NOAA 1515: pictures of the M6.9 flare on July 8

As noted in a previous comment, NOAA 1515 produced 5 high energetic events during its transit. The last of these events was an M6.9-flare on July 8th that occurred while NOAA 1515 was already close to the western solar limb. The flare started at 16:23UT and reached its maximum x-ray intensity at 16:32UT. The images underneath show the eruption as seen by PROBA2/SWAP and in H-alpha during the flare's peak and at 16:54UT. One can clearly see that material is ejected from the blast site.

When the clouds of ejected particles are traveling through the Sun's hot atmosphere (the corona), radio wave disturbances are created that can be recorded with ground-based radio-telescopes. This is an observing branch to which both professional as non-professional observers contribute. The image underneath shows the radio spectrum from the Humain Radioastronomy Station as it was recorded between 16:15 and 16:45UT. In a radiospectrum, the intensity of a series of frequencies (Humain: between 45 and 445 MHz) is quickly and continuously scanned for these disturbances.


Underneath the Humain recording is also a graph obtained by Felix Verbelen, leader of the Belgian Radioastronomy Section of the Vereniging Voor Sterrenkunde ( http://www.vvs.be/werkgroepen/ werkgroep-radioastronomie ). Monitoring at only one frequency (49.9 MHz: the green line on the Humain's radiospectrum), this radio-telescope is a lot more sensitive than the one from Humain. Nonetheless, both diagrams show the 3-stage-eruption very well: A type III radio-storm between 16:23 and 16:28UT, a type II storm between 16:30 and 16:36UT (at the peak of the solar flare), and a small disturbance around 16:42UT (barely visible in the Humain recording). It should be noted that the M6.9- flare occurred after the Humain station stopped tracking the Sun, and that at that time the antenna was put back at meridian (storage position).

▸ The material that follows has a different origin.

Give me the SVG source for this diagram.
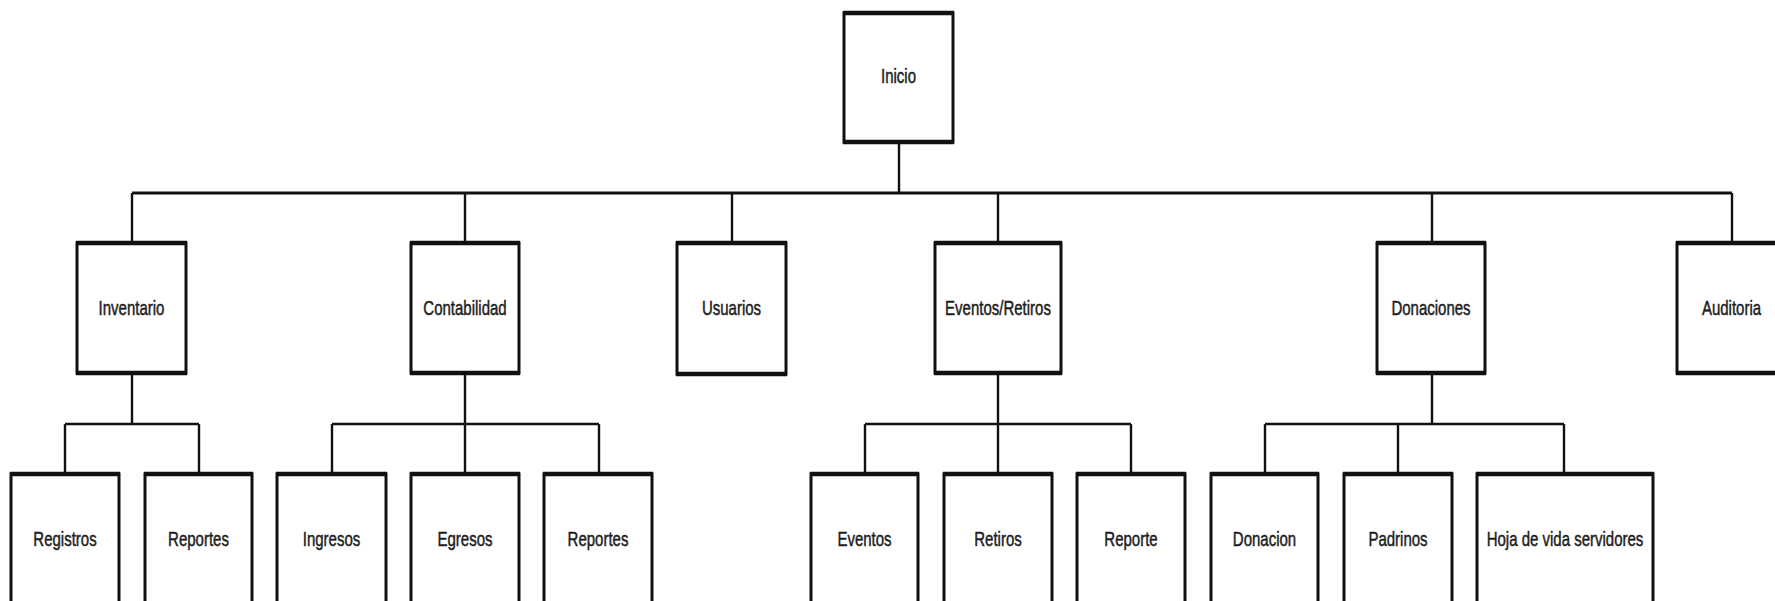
<svg xmlns="http://www.w3.org/2000/svg" width="1775" height="601" viewBox="0 0 1775 601">
<style>
.box{fill:#fff;stroke:#111;stroke-width:3}
.edge{fill:none;stroke:#111;stroke-width:4.5;stroke-linecap:butt}
.bar{fill:none;stroke:#111;stroke-width:3}
.ln{fill:none;stroke:#111;stroke-width:2.4}
.lbl{font-family:"Liberation Sans",Arial,sans-serif;font-size:15px;fill:#1c1c1c;stroke:#1c1c1c;stroke-width:0.35;text-anchor:middle}
</style>
<rect width="1775" height="601" fill="#fff"/>
<g id="connectors">
<path class="ln" d="M899 142V193"/>
<path class="bar" d="M132 193H1732"/>
<path class="ln" d="M132 193V243M465 193V243M732 193V243M998 193V243M1432 193V243M1732 193V243"/>
<path class="ln" d="M132 373V424M65 424H199M65 424V474M199 424V474"/>
<path class="ln" d="M465 373V474M332 424H599M332 424V474M599 424V474"/>
<path class="ln" d="M998 373V474M865 424H1131M865 424V474M1131 424V474"/>
<path class="ln" d="M1432 373V424M1265 424H1564M1265 424V474M1398 424V474M1564 424V474"/>
</g>
<g id="inicio"><rect class="box" x="844" y="13" width="109" height="129"/><path class="edge" d="M843 13H954M843 142H954"/><text class="lbl" transform="translate(898.5 83) scale(1 1.4)">Inicio</text></g>
<g id="inventario"><rect class="box" x="77" y="243" width="109" height="130"/><path class="edge" d="M76 243H187M76 373H187"/><text class="lbl" transform="translate(131.5 315) scale(1 1.4)">Inventario</text></g>
<g id="contabilidad"><rect class="box" x="411" y="243" width="108" height="130"/><path class="edge" d="M410 243H520M410 373H520"/><text class="lbl" transform="translate(465 315) scale(1 1.4)">Contabilidad</text></g>
<g id="usuarios"><rect class="box" x="677" y="243" width="109" height="131"/><path class="edge" d="M676 243H787M676 374H787"/><text class="lbl" transform="translate(731.5 315) scale(1 1.4)">Usuarios</text></g>
<g id="eventos-retiros"><rect class="box" x="935" y="243" width="126" height="130"/><path class="edge" d="M934 243H1062M934 373H1062"/><text class="lbl" transform="translate(998 315) scale(1 1.4)">Eventos/Retiros</text></g>
<g id="donaciones"><rect class="box" x="1377" y="243" width="108" height="130"/><path class="edge" d="M1376 243H1486M1376 373H1486"/><text class="lbl" transform="translate(1431 315) scale(1 1.4)">Donaciones</text></g>
<g id="auditoria"><rect class="box" x="1677" y="243" width="109" height="130"/><path class="edge" d="M1676 243H1787M1676 373H1787"/><text class="lbl" transform="translate(1731.5 315) scale(1 1.4)">Auditoria</text></g>
<g id="registros"><rect class="box" x="11" y="474" width="108" height="130"/><path class="edge" d="M10 474H120"/><text class="lbl" transform="translate(65 546) scale(1 1.4)">Registros</text></g>
<g id="reportes-inv"><rect class="box" x="145" y="474" width="107" height="130"/><path class="edge" d="M144 474H253"/><text class="lbl" transform="translate(198.5 546) scale(1 1.4)">Reportes</text></g>
<g id="ingresos"><rect class="box" x="277" y="474" width="109" height="130"/><path class="edge" d="M276 474H387"/><text class="lbl" transform="translate(331.5 546) scale(1 1.4)">Ingresos</text></g>
<g id="egresos"><rect class="box" x="411" y="474" width="108" height="130"/><path class="edge" d="M410 474H520"/><text class="lbl" transform="translate(465 546) scale(1 1.4)">Egresos</text></g>
<g id="reportes-cont"><rect class="box" x="544" y="474" width="108" height="130"/><path class="edge" d="M543 474H653"/><text class="lbl" transform="translate(598 546) scale(1 1.4)">Reportes</text></g>
<g id="eventos"><rect class="box" x="811" y="474" width="107" height="130"/><path class="edge" d="M810 474H919"/><text class="lbl" transform="translate(864.5 546) scale(1 1.4)">Eventos</text></g>
<g id="retiros"><rect class="box" x="944" y="474" width="108" height="130"/><path class="edge" d="M943 474H1053"/><text class="lbl" transform="translate(998 546) scale(1 1.4)">Retiros</text></g>
<g id="reporte"><rect class="box" x="1077" y="474" width="108" height="130"/><path class="edge" d="M1076 474H1186"/><text class="lbl" transform="translate(1131 546) scale(1 1.4)">Reporte</text></g>
<g id="donacion"><rect class="box" x="1211" y="474" width="107" height="130"/><path class="edge" d="M1210 474H1319"/><text class="lbl" transform="translate(1264.5 546) scale(1 1.4)">Donacion</text></g>
<g id="padrinos"><rect class="box" x="1344" y="474" width="108" height="130"/><path class="edge" d="M1343 474H1453"/><text class="lbl" transform="translate(1398 546) scale(1 1.4)">Padrinos</text></g>
<g id="hoja-vida"><rect class="box" x="1477" y="474" width="176" height="130"/><path class="edge" d="M1476 474H1654"/><text class="lbl" transform="translate(1565 546) scale(1 1.4)">Hoja de vida servidores</text></g>
</svg>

Finally, the PROBA2-team combined images from 3 satellites (PROBA2, SDO and SOHO) into a movie showing the flare and the subsequent CME as it traveled through the Sun's corona: the movie Underneath are 3 stills from this clip. The first image shows the flare at 16:38UT, with material visibly leaving the solar surface. The second image was taken around 18:50UT, clearly showing how the solid CME from the flare is leaving the Sun. Interestingly, the third image taken around 22:10UT, shows that a second CME was hurled into space. The particle cloud originated from the eruption of the trans-equatorial coronal arch visible in the first two images. Amazingly, the arch would reshape itself a few hours later and remained visible for another two days!